Gabriel era un hombre bueno y confiado, a menudo en exceso. Muchas veces se había encontrado con niños crueles que se habían aprovechado de su naturaleza. También había sido la clase de niño que podía salir corriendo detrás de una mariposa en medio de su fiesta de cumpleaños, o que podía salir descalzo de casa para ir a la escuela.

En realidad, hacerse cargo de Gabriel no había sido difícil, a pesar de que Marjo tenía entonces diecinueve años, estaba en su segundo año de universidad y a punto de comenzar su propia vida.

Gabriel la necesitaba, necesitaba a alguien que lo quisiera, lo comprendiera y pudiera ayudarlo a sortear los obstáculos a lo largo de su vida.

Y ella iba a permanecer a su lado.

Lo observó masticar sin descanso, sin preocuparse de nada más en el mundo, y volvió a sentir sobre los hombros la carga de lo ocurrido aquel día. ¡Maldito Paul Clermont! No iba a permitir bajo ningún concepto que vendiera el teatro de la ópera cuando el comité estaba a punto de devolver a aquel edificio su antiguo esplendor.

Faltaban solamente dos semanas para el festival de música cajún. Todos los negocios del pueblo contaban con el festival para atraer a Indigo a gente de los alrededores, particularmente a aquéllos que normalmente ignoraban Indigo en favor de lugares más turísticos como St. Martinville o Nueva Iberia. Esperaban miles de visitas durante aquel día, y el dinero que se gastarían supondría unos beneficios extraordinarios para Indigo.

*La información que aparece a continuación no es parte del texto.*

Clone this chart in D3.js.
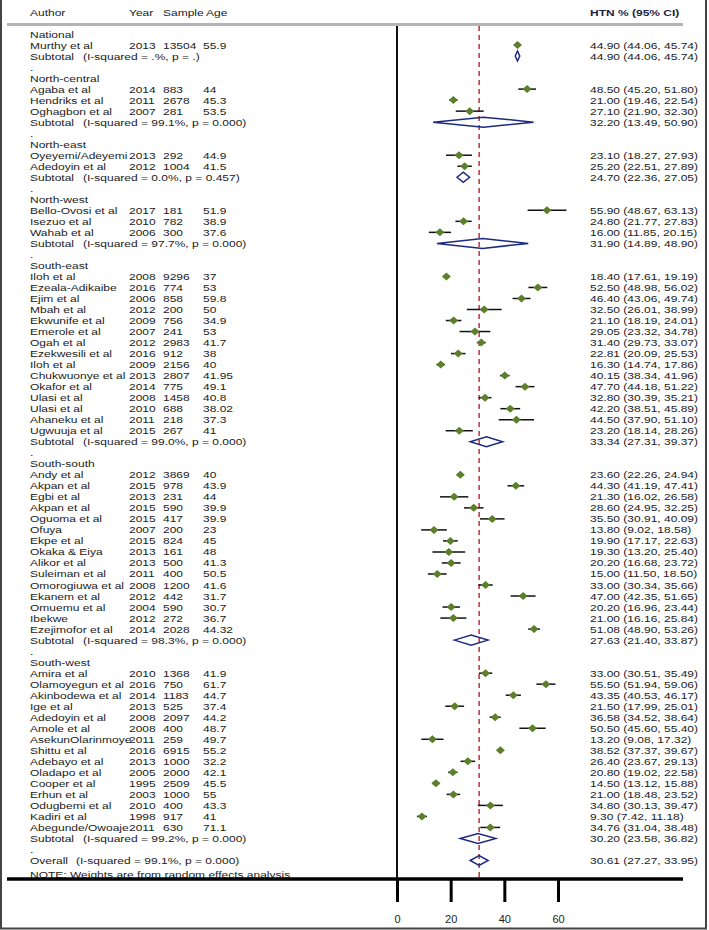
<!DOCTYPE html>
<html>
<head>
<meta charset="utf-8">
<script src="https://cdn.jsdelivr.net/npm/d3@7"></script>
<style>
  html, body { margin: 0; padding: 0; background: #fff; }
  svg text { font-family: "Liberation Sans", Arial, sans-serif; font-size: 9.6px; fill: #222; white-space: pre; }
</style>
</head>
<body>
<svg id="chart" width="709" height="930"></svg>
<script>
// ---------------- DATA ----------------
const regions = ["National", "North-central", "North-east", "North-west", "South-east", "South-south", "South-west"];
const subI2  = [".%", "99.1%", "0.0%", "97.7%", "99.0%", "98.3%", "99.2%"];
const subP   = [".", "0.000", "0.457", "0.000", "0.000", "0.000", "0.000"];
const subEst = [44.90, 32.20, 24.70, 31.90, 33.34, 27.63, 30.20];
const subLo  = [44.06, 13.49, 22.36, 14.89, 27.31, 21.40, 23.58];
const subHi  = [45.74, 50.90, 27.05, 48.90, 39.37, 33.87, 36.82];

const authors = [
  "Murthy et al",
  "Agaba et al", "Hendriks et al", "Oghagbon et al",
  "Oyeyemi/Adeyemi", "Adedoyin et al",
  "Bello-Ovosi et al", "Isezuo et al", "Wahab et al",
  "Iloh et al", "Ezeala-Adikaibe", "Ejim et al", "Mbah et al", "Ekwunife et al", "Emerole et al", "Ogah et al",
  "Ezekwesili et al", "Iloh et al", "Chukwuonye et al", "Okafor et al", "Ulasi et al", "Ulasi et al", "Ahaneku et al", "Ugwuuja et al",
  "Andy et al", "Akpan et al", "Egbi et al", "Akpan et al", "Oguoma et al", "Ofuya", "Ekpe et al", "Okaka & Eiya",
  "Alikor et al", "Suleiman et al", "Omorogiuwa et al", "Ekanem et al", "Omuemu et al", "Ibekwe", "Ezejimofor et al",
  "Amira et al", "Olamoyegun et al", "Akinbodewa et al", "Ige et al", "Adedoyin et al", "Amole et al", "AsekunOlarinmoye",
  "Shittu et al", "Adebayo et al", "Oladapo et al", "Cooper et al", "Erhun et al", "Odugbemi et al", "Kadiri et al", "Abegunde/Owoaje"
];
const regionOf = [
  0,
  1, 1, 1,
  2, 2,
  3, 3, 3,
  4, 4, 4, 4, 4, 4, 4, 4, 4, 4, 4, 4, 4, 4, 4,
  5, 5, 5, 5, 5, 5, 5, 5, 5, 5, 5, 5, 5, 5, 5,
  6, 6, 6, 6, 6, 6, 6, 6, 6, 6, 6, 6, 6, 6, 6
];
const years = [
  2013,
  2014, 2011, 2007,
  2013, 2012,
  2017, 2010, 2006,
  2008, 2016, 2006, 2012, 2009, 2007, 2012, 2016, 2009, 2013, 2014, 2008, 2010, 2011, 2015,
  2012, 2015, 2013, 2015, 2015, 2007, 2015, 2013, 2013, 2011, 2008, 2012, 2004, 2012, 2014,
  2010, 2016, 2014, 2013, 2008, 2008, 2011, 2016, 2013, 2005, 1995, 2003, 2010, 1998, 2011
];
const samples = [
  13504,
  883, 2678, 281,
  292, 1004,
  181, 782, 300,
  9296, 774, 858, 200, 756, 241, 2983, 912, 2156, 2807, 775, 1458, 688, 218, 267,
  3869, 978, 231, 590, 417, 200, 824, 161, 500, 400, 1200, 442, 590, 272, 2028,
  1368, 750, 1183, 525, 2097, 400, 259, 6915, 1000, 2000, 2509, 1000, 400, 917, 630
];
const ages = [
  "55.9",
  "44", "45.3", "53.5",
  "44.9", "41.5",
  "51.9", "38.9", "37.6",
  "37", "53", "59.8", "50", "34.9", "53", "41.7", "38", "40", "41.95", "49.1", "40.8", "38.02", "37.3", "41",
  "40", "43.9", "44", "39.9", "39.9", "23", "45", "48", "41.3", "50.5", "41.6", "31.7", "30.7", "36.7", "44.32",
  "41.9", "61.7", "44.7", "37.4", "44.2", "48.7", "49.7", "55.2", "32.2", "42.1", "45.5", "55", "43.3", "41", "71.1"
];
const est = [
  44.90,
  48.50, 21.00, 27.10,
  23.10, 25.20,
  55.90, 24.80, 16.00,
  18.40, 52.50, 46.40, 32.50, 21.10, 29.05, 31.40, 22.81, 16.30, 40.15, 47.70, 32.80, 42.20, 44.50, 23.20,
  23.60, 44.30, 21.30, 28.60, 35.50, 13.80, 19.90, 19.30, 20.20, 15.00, 33.00, 47.00, 20.20, 21.00, 51.08,
  33.00, 55.50, 43.35, 21.50, 36.58, 50.50, 13.20, 38.52, 26.40, 20.80, 14.50, 21.00, 34.80, 9.30, 34.76
];
const lo = [
  44.06,
  45.20, 19.46, 21.90,
  18.27, 22.51,
  48.67, 21.77, 11.85,
  17.61, 48.98, 43.06, 26.01, 18.19, 23.32, 29.73, 20.09, 14.74, 38.34, 44.18, 30.39, 38.51, 37.90, 18.14,
  22.26, 41.19, 16.02, 24.95, 30.91, 9.02, 17.17, 13.20, 16.68, 11.50, 30.34, 42.35, 16.96, 16.16, 48.90,
  30.51, 51.94, 40.53, 17.99, 34.52, 45.60, 9.08, 37.37, 23.67, 19.02, 13.12, 18.48, 30.13, 7.42, 31.04
];
const hi = [
  45.74,
  51.80, 22.54, 32.30,
  27.93, 27.89,
  63.13, 27.83, 20.15,
  19.19, 56.02, 49.74, 38.99, 24.01, 34.78, 33.07, 25.53, 17.86, 41.96, 51.22, 35.21, 45.89, 51.10, 28.26,
  24.94, 47.41, 26.58, 32.25, 40.09, 18.58, 22.63, 25.40, 23.72, 18.50, 35.66, 51.65, 23.44, 25.84, 53.26,
  35.49, 59.06, 46.17, 25.01, 38.64, 55.40, 17.32, 39.67, 29.13, 22.58, 15.88, 23.52, 39.47, 11.18, 38.48
];
const overall = { est: 30.61, lo: 27.27, hi: 33.95, i2: "99.1%", p: "0.000" };
const tickValues = [0, 20, 40, 60];
const headers = ["Author", "Year", "Sample", "Age"];
const effectHeader = "HTN % (95% CI)";
const noteText = "NOTE: Weights are from random effects analysis";

// ---------------- LAYOUT ----------------
const svg = d3.select("#chart");
const W = 709, H = 930;
const x = d3.scaleLinear().domain([0, 60]).range([397, 558]);
const colX = { author: 30, year: 129, sample: 163, age: 203, eff: 590, sub2: 83 };
const headX = [30, 129, 163, 206];
const fmt = d3.format(".2f");
const ciText = (e, l, h) => `${fmt(e)} (${fmt(l)}, ${fmt(h)})`;
const SX = 1.25; // horizontal stretch of the text, as in the reference

function addText(g, tx, ty, s) {
  return g.append("text").attr("transform", `translate(${tx},${ty}) scale(${SX},1)`).text(s);
}

// build row list
const rows = [];
regions.forEach((reg, r) => {
  rows.push({ type: "header", label: reg });
  authors.forEach((a, i) => { if (regionOf[i] === r) rows.push({ type: "study", i }); });
  rows.push({ type: "sub", r });
  rows.push({ type: "blank" });
});
rows.push({ type: "overall" });
rows.push({ type: "note" });

const y = d3.scaleLinear().domain([0, 1]).range([34, 34 + 11.02]);
const axisY = 879;

// frame (left, right, bottom)
svg.append("path")
  .attr("d", `M1,0 V${H - 1.5} H${W - 3} V0`)
  .attr("fill", "none").attr("stroke", "#444").attr("stroke-width", 2);

// headers
const hg = svg.append("g");
headers.forEach((h, i) => addText(hg, headX[i], 16, h));
addText(hg, colX.eff, 16, effectHeader).style("font-weight", "bold").style("fill", "#1b1f4a");
svg.append("line").attr("x1", 7).attr("x2", 683).attr("y1", 24.5).attr("y2", 24.5)
  .attr("stroke", "#b4b4b4").attr("stroke-width", 3);

// null line
svg.append("line").attr("x1", x(0)).attr("x2", x(0)).attr("y1", 26).attr("y2", axisY)
  .attr("stroke", "#111").attr("stroke-width", 2);
// overall dashed line
svg.append("line").attr("x1", x(overall.est)).attr("x2", x(overall.est)).attr("y1", 26).attr("y2", axisY)
  .attr("stroke", "#b5232b").attr("stroke-width", 1.4).attr("stroke-dasharray", "5,4");

const txt = svg.append("g");
const marks = svg.append("g");
const diamondPath = (l, e, h, cy) => `M${x(l)},${cy} L${x(e)},${cy - 5} L${x(h)},${cy} L${x(e)},${cy + 5} Z`;

rows.forEach((row, k) => {
  const cy = y(k);
  const ty = cy + 3.5;
  if (row.type === "header") {
    addText(txt, colX.author, ty, row.label);
  } else if (row.type === "study") {
    const i = row.i;
    addText(txt, colX.author, ty, authors[i]);
    addText(txt, colX.year, ty, years[i]);
    addText(txt, colX.sample, ty, samples[i]);
    addText(txt, colX.age, ty, ages[i]);
    addText(txt, colX.eff, ty, ciText(est[i], lo[i], hi[i]));
    marks.append("line").attr("x1", x(lo[i])).attr("x2", x(hi[i])).attr("y1", cy).attr("y2", cy)
      .attr("stroke", "#111").attr("stroke-width", 1.5);
    marks.append("path")
      .attr("d", `M${x(est[i]) - 4.5},${cy} L${x(est[i])},${cy - 4} L${x(est[i]) + 4.5},${cy} L${x(est[i])},${cy + 4} Z`)
      .attr("fill", "#5b7f2b");
  } else if (row.type === "sub") {
    const r = row.r;
    addText(txt, colX.author, ty, "Subtotal");
    addText(txt, colX.sub2, ty, `(I-squared = ${subI2[r]}, p = ${subP[r]})`);
    addText(txt, colX.eff, ty, ciText(subEst[r], subLo[r], subHi[r]));
    marks.append("path").attr("d", diamondPath(subLo[r], subEst[r], subHi[r], cy))
      .attr("fill", "none").attr("stroke", "#1c2a80").attr("stroke-width", 1.5);
  } else if (row.type === "blank") {
    addText(txt, colX.author, ty, ".");
  } else if (row.type === "overall") {
    addText(txt, colX.author, ty, "Overall");
    addText(txt, 76, ty, `(I-squared = ${overall.i2}, p = ${overall.p})`);
    addText(txt, colX.eff, ty, ciText(overall.est, overall.lo, overall.hi));
    marks.append("path").attr("d", diamondPath(overall.lo, overall.est, overall.hi, cy))
      .attr("fill", "none").attr("stroke", "#1c2a80").attr("stroke-width", 1.5);
  } else if (row.type === "note") {
    addText(txt, colX.author, cy + 6.5, noteText);
  }
});

// axis
svg.append("line").attr("x1", 7).attr("x2", 683).attr("y1", axisY).attr("y2", axisY)
  .attr("stroke", "#000").attr("stroke-width", 3.5);
const axis = d3.axisBottom(x).tickValues(tickValues).tickSize(23).tickPadding(13).tickSizeOuter(0);
const ag = svg.append("g").attr("transform", `translate(0,${axisY})`).call(axis);
ag.select(".domain").remove();
ag.selectAll(".tick line").attr("stroke", "#000").attr("stroke-width", 3);
ag.selectAll(".tick text").style("font-size", "11px").style("fill", "#222")
  .style("font-family", '"Liberation Sans", Arial, sans-serif');
</script>
</body>
</html>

Marjo y los otros miembros del comité habían trabajado mucho y durante mucho tiempo para intentar preservar aquel pedazo del pasado de Indigo. Hasta ese momento, la familia Valois había acatado una cláusula legal del testamento de los Valois que permitía al pueblo utilizar el teatro de la ópera como consideraran conveniente, para asegurar que la propiedad continuara formando parte activa de la comunidad. Los anteriores descendientes de los Valois, aunque siempre distantes, nunca habían dejado de colaborar. Según Hugh Prejean, experto en toda la historia de Indigo, ningún Valois había puesto un pie en el teatro desde hacía años.

Hasta esa tarde.

A Marjo le costaba concebir algo así. Si aquel edificio hubiera formado parte de su familia, habría hecho todo lo posible para conservar su belleza y para que aquel espacio continuara formando parte de la comunidad. ¿Acaso no se daba cuenta Paul Clermont de lo importante que eran su familia y su historia?

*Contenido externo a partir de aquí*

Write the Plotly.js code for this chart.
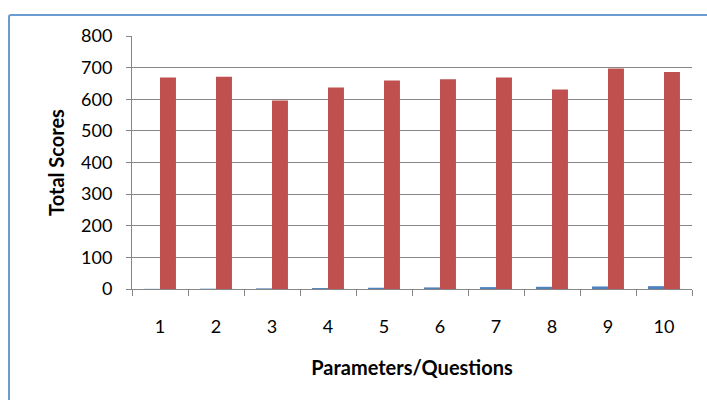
<!DOCTYPE html>
<html>
<head>
<meta charset="utf-8">
<script src="https://cdn.plot.ly/plotly-3.0.1.min.js"></script>
<style>
html,body{margin:0;padding:0;background:#fff;}
#wrap{position:relative;width:707px;height:400px;overflow:hidden;}
#frame{position:absolute;left:8px;top:14px;width:710px;height:392px;border:2px solid #6a9bd1;border-radius:3px;box-sizing:border-box;pointer-events:none;}
#chart{position:absolute;left:0;top:0;width:707px;height:400px;}
</style>
</head>
<body>
<div id="wrap">
<div id="chart"></div>
<div id="frame"></div>
</div>
<script>
var categories = ["1","2","3","4","5","6","7","8","9","10"];
var seriesBlue = [0.5,1,2,3,4,5,6,7,8,9];
var seriesRed = [669,671,596,637,659,663,669,631,697,686];
var yTicks = [0,100,200,300,400,500,600,700,800];

var traces = [
  {type:"bar", x:categories, y:seriesBlue, name:"Series1", marker:{color:"#4F81BD"}},
  {type:"bar", x:categories, y:seriesRed, name:"Series2", marker:{color:"#C0504D"}}
];

var layout = {
  width:707, height:400,
  margin:{l:132, r:15, t:36, b:111},
  paper_bgcolor:"#fff", plot_bgcolor:"#fff",
  showlegend:false,
  barmode:"group",
  bargap:0.43, bargroupgap:0,
  font:{family:"Lato, sans-serif", size:18, color:"#000"},
  xaxis:{
    type:"category",
    tickson:"boundaries",
    ticks:"outside", ticklen:6, tickcolor:"#868686", tickwidth:1,
    showline:true, linecolor:"#868686", linewidth:1,
    showgrid:false,
    ticklabelstandoff:21,
    tickfont:{family:"Lato, sans-serif", size:18},
    title:{text:"<b>Parameters/Questions</b>", font:{family:"Lato, sans-serif", size:20}, standoff:25}
  },
  yaxis:{
    range:[0,800],
    tickvals:yTicks,
    ticktext:yTicks.map(String),
    ticks:"outside", ticklen:5, tickcolor:"#868686",
    showline:true, linecolor:"#868686", linewidth:1,
    showgrid:true, gridcolor:"#868686", gridwidth:1,
    zeroline:false,
    ticklabelstandoff:10,
    tickfont:{family:"Lato, sans-serif", size:18},
    title:{text:"<b>Total Scores</b>", font:{family:"Lato, sans-serif", size:20}, standoff:11}
  }
};

Plotly.newPlot("chart", traces, layout, {displayModeBar:false, staticPlot:true});
</script>
</body>
</html>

Se enfrentaría a él si seguía empeñado en vender el teatro. Restaurar ese teatro era fundamental para los proyectos que tanto ella como el resto del comité tenían para Indigo. Si el teatro de la ópera recuperaba su antiguo esplendor, Indigo podría obtener los ingresos que tanto necesitaba. Y, con el tiempo, el comité podría disponer de la cantidad suficiente para comprarle a Paul Clermont el teatro a un precio justo y, de esa manera, asegurar su futuro.

Aunque en ello le fuera la vida, iba a demostrarle a Paul Clermont que el teatro de la ópera era un valioso legado que merecía la pena conservar.

Y si después de aquello Paul se mostraba dispuesto a agarrar él mismo la brocha y a atacar las paredes del teatro, lo aplaudiría. En caso contrario, inventaría otro plan.

Aquel canadiense frustrante y engreído no iba a arrebatarle a Indigo el único elemento que lo convertía en un lugar especial.